England had Pakistan 53 for two on the first morning of the opening Test, with Jofra Archer and Chris Woakes doing the early damage.
Joe Root’s side had been invited to bowl first after he lost the toss, but moody skies and morning floodlights gave the hosts fair cause for encouragement at Emirates Old Trafford.
England decided against gambling on Ben Stokes’ nagging quad injury, selecting him as a specialist batsman in a side unchanged from the one which sealed a series win over the West Indies at the same ground a week ago.
Pakistan openers Shan Masood and Abid Ali showed sufficient composure to bat through the first hour for 32 without loss, both men beaten on the outside edge on a couple of occasions but sticking admirably to the task of seeing off James Anderson and Stuart Broad.
In the end it was the first-change bowlers, retained here ahead of Sam Curran and Mark Wood, who got England back into the conversation.

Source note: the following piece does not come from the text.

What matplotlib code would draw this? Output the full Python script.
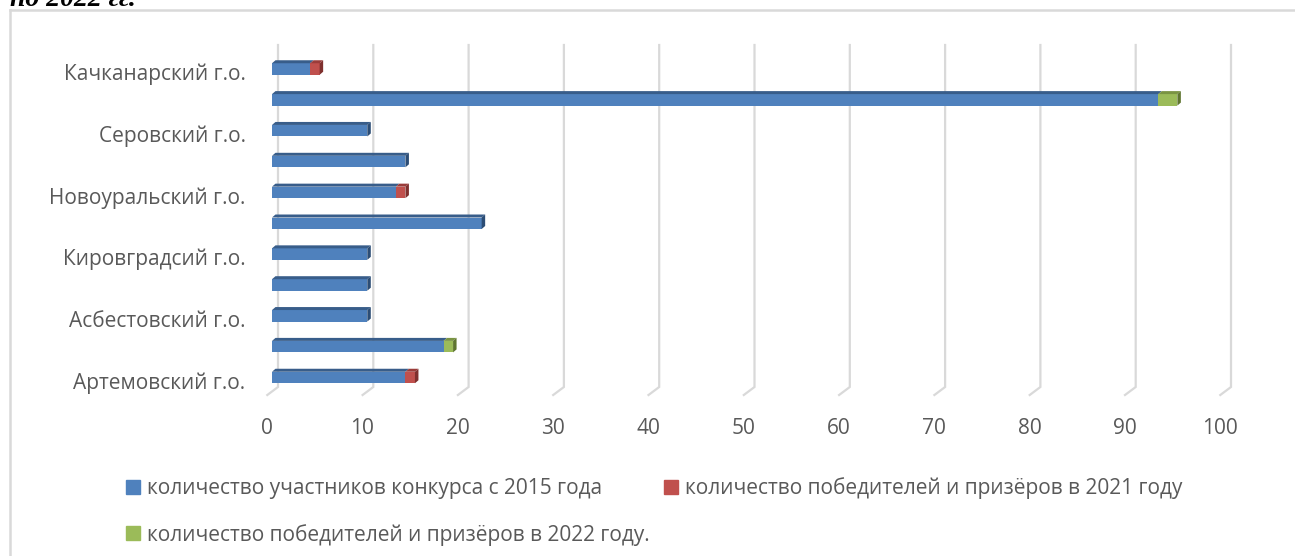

Archer, who created more headlines off the field than on it against the Windies, needed just seven deliveries to make his presence felt. After pushing the batsmen back in his first over, he started the second with a fuller ball at Abid, jagging it in off the pitch and pegging back off stump.
He made his way back for 16, his exit made all the more frustrating by a brief rain shower which forced the sides off after only three more deliveries.
It was only a brief recess but within 10 minutes of the restart Woakes sent captain Azhar Ali for a more permanent trip to the pavilion. Looking to get off the mark with a flick to leg he was undone by Woakes’ unflinching control of line and length, thumped on the front pad and on his way after an unwise referral.
That brought star batsman Babar Azam to the crease to great anticipation but the welcome from Woakes was perfect, threatening both the outside edge and the bails as it snaked away.
Babar needed 15 balls to get off the mark, dropping a quick single to cover, as Woakes and Archer continued to stitch together a highly challenging spell before the break. Between them the seam duo sent down 14 overs for just 21 runs, drying up runs and gently cranking up the pressure.
Masood did well to soak up 80 balls for his 27no, with Babar taking lunch with four to his name.
The Test marked the start of an ICC experiment, with the TV umpire monitoring front foot no-balls but England were not pulled up for overstepping in the initial session.